By GLORIA CALVI, COLLEEN BARRY and JOSEPH WILSON
SASSARI, Sardinia (AP) — Catalonia’s former separatist leader Carles Puigdemont faced a hearing Monday on the Italian island of Sardinia to decide whether to extradite him to Spain, where he is accused of sedition.
Puigdemont was arrested Sept. 23 in Sardinia, where he had arrived from his home in Belgium to attend a Catalan cultural festival at the invitation of a Sardinian separatist movement. He was freed by a judge a day later pending Monday’s extradition hearing.
Puigdemont and fellow separatists Clara Ponsatí and Toni Comín had their immunity as European Parliament members lifted earlier this year as requested by Spain after the European Union’s general court said that they didn’t demonstrate they were at risk of being arrested.
Ponsatí and Comín were among a contingent of high-profile separatists who traveled to Sardinia to show their support for Puigdemont on Monday, triggering a request sent by a Spanish judge to Italy to have them detained as well. There was no immediate indication they had been taken into custody.
Prosecutors have asked the judge to suspend Puigdemont’s extradition proceedings. A judge doesn’t have to accept the prosecutor’s request, but it does signal that there is not a desire to extradite him to Spain.
A group of about 20 supporters rallied outside the courthouse as Puigdemont arrived for the hearing accompanied by his lawyer, Gonzalo Boye. Some members of the crowd shouted “freedom!”

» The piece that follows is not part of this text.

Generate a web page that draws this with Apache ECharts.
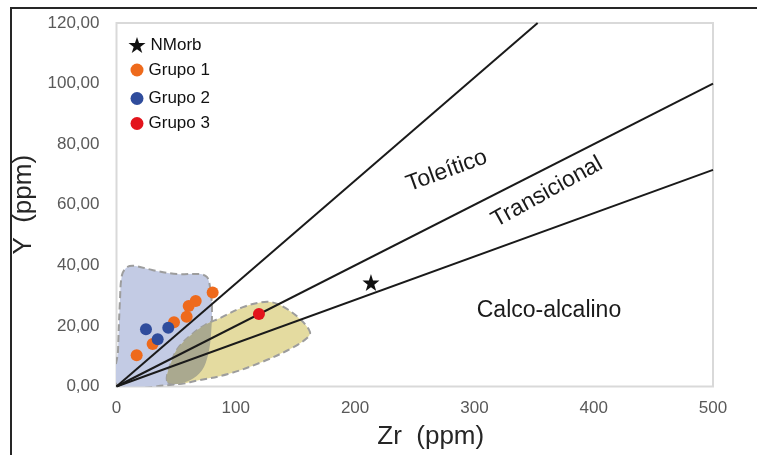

Puigdemont, 58, has successfully avoided extradition since taking up residence in Waterloo, Belgium, after leading an illegal 2017 secession attempt by the relatively wealthy Catalonia region in Spain’s northeast.
After a Belgian court declined to send him back in 2017, the following year he was arrested in Germany but a court there also refused to extradite him.
Several of his cohorts who stayed in Barcelona were arrested and found guilty of sedition and the misuse of public funds.
In an attempt to defuse the political crisis he inherited from his conservative predecessor, Spanish Prime Minister Pedro Sánchez pardoned nine imprisoned separatist leaders in June. Puigdemont, and others like him who fled, couldn’t benefit from the act of grace since they have yet to face justice.
The detention of Puigdemont two weeks ago comes with the former regional president struggling to retain his preeminent role in the Catalonia separatist movement, which has surged in popularity over the past two decades.
Puigdemont’s party has lost the regional presidency of Catalonia and is now the minor member of a coalition led by a separatist rival which is leading talks with Sánchez’s government to resolve the festering crisis. Puigdemont’s party isn’t participating in the head-to-head negotiations which its leaders have criticized as a distraction from rebuilding strength for another unilateral secession bid.
Despite already enjoying a good degree of self-rule, polls and election results show that roughly half of Catalans want to form a new state. The other half wants to remain in Spain given the centuries of cultural and family ties linking Catalonia with the rest of the country.
The majority of Spaniards are against the loss of Catalonia, which for decades has represented a land of opportunity for those who moved there from poorer regions.
Sardinia has historic and cultural ties with Catalonia that date back to the 14th century.
Colleen Barry reported from Milan, and Joseph Wilson from Barcelona, Spain.